From Lemberg to Bordeaux (1941)

From Lemberg to Bordeaux: A German War Correspondent’s Account of Battle in Poland, the Low Countries and France, 1939–40 was written by Leo Leixner, a journalist and war correspondent. The book is a witness account of the battles that led to the fall of Poland and France. In August 1939, Leixner joined the Wehrmacht as a war reporter, was promoted to sergeant and in 1941 published his recollections. The book was originally issued by Franz Eher Nachfolger, the central publishing house of the Nazi Party.
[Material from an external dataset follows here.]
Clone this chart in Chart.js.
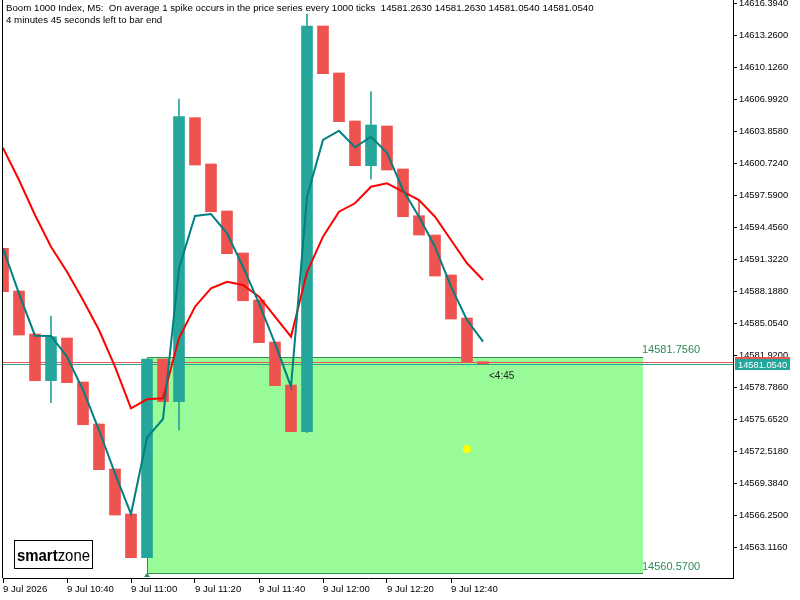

Tanks Break Through! (1940)

Tanks Break Through! (Panzerjäger Brechen Durch!), written by Alfred-Ingemar Berndt, a journalist and close associate of propaganda minister Joseph Goebbels, is a witness account of the battles that led to the fall of France. When the 1940 attack was in the offing, Berndt joined the Wehrmacht, was sergeant in an anti-tank division and afterwards published his recollections. The book was originally issued by Franz Eher Nachfolger, the central publishing house of the Nazi Party, in 1940.

Strange Defeat (1940)

L'Etrange Defaite temoignage ecrit en 1940 (Strange Defeat: A Statement of Evidence Written in 1940) was an account written by the Medieval historian Marc Bloch and published posthumously in 1946. Bloch raised most of the issues historians have debated since and he blamed French leadership,

What drove our armies to disaster was the cumulative effect of a great number of different mistakes. One glaring characteristic is, however, common to all of them. Our leaders...were incapable of thinking in terms of a new war.

—Bloch

Guilt was widespread; Carole Fink wrote that Bloch

...blamed the ruling class, the military and the politicians, the press and the teachers, for a flawed national policy and a weak defense against the Nazi menace, for betraying the real France and abandoning its children. Germany had won because its leaders had better understood the methods and psychology of modern combat.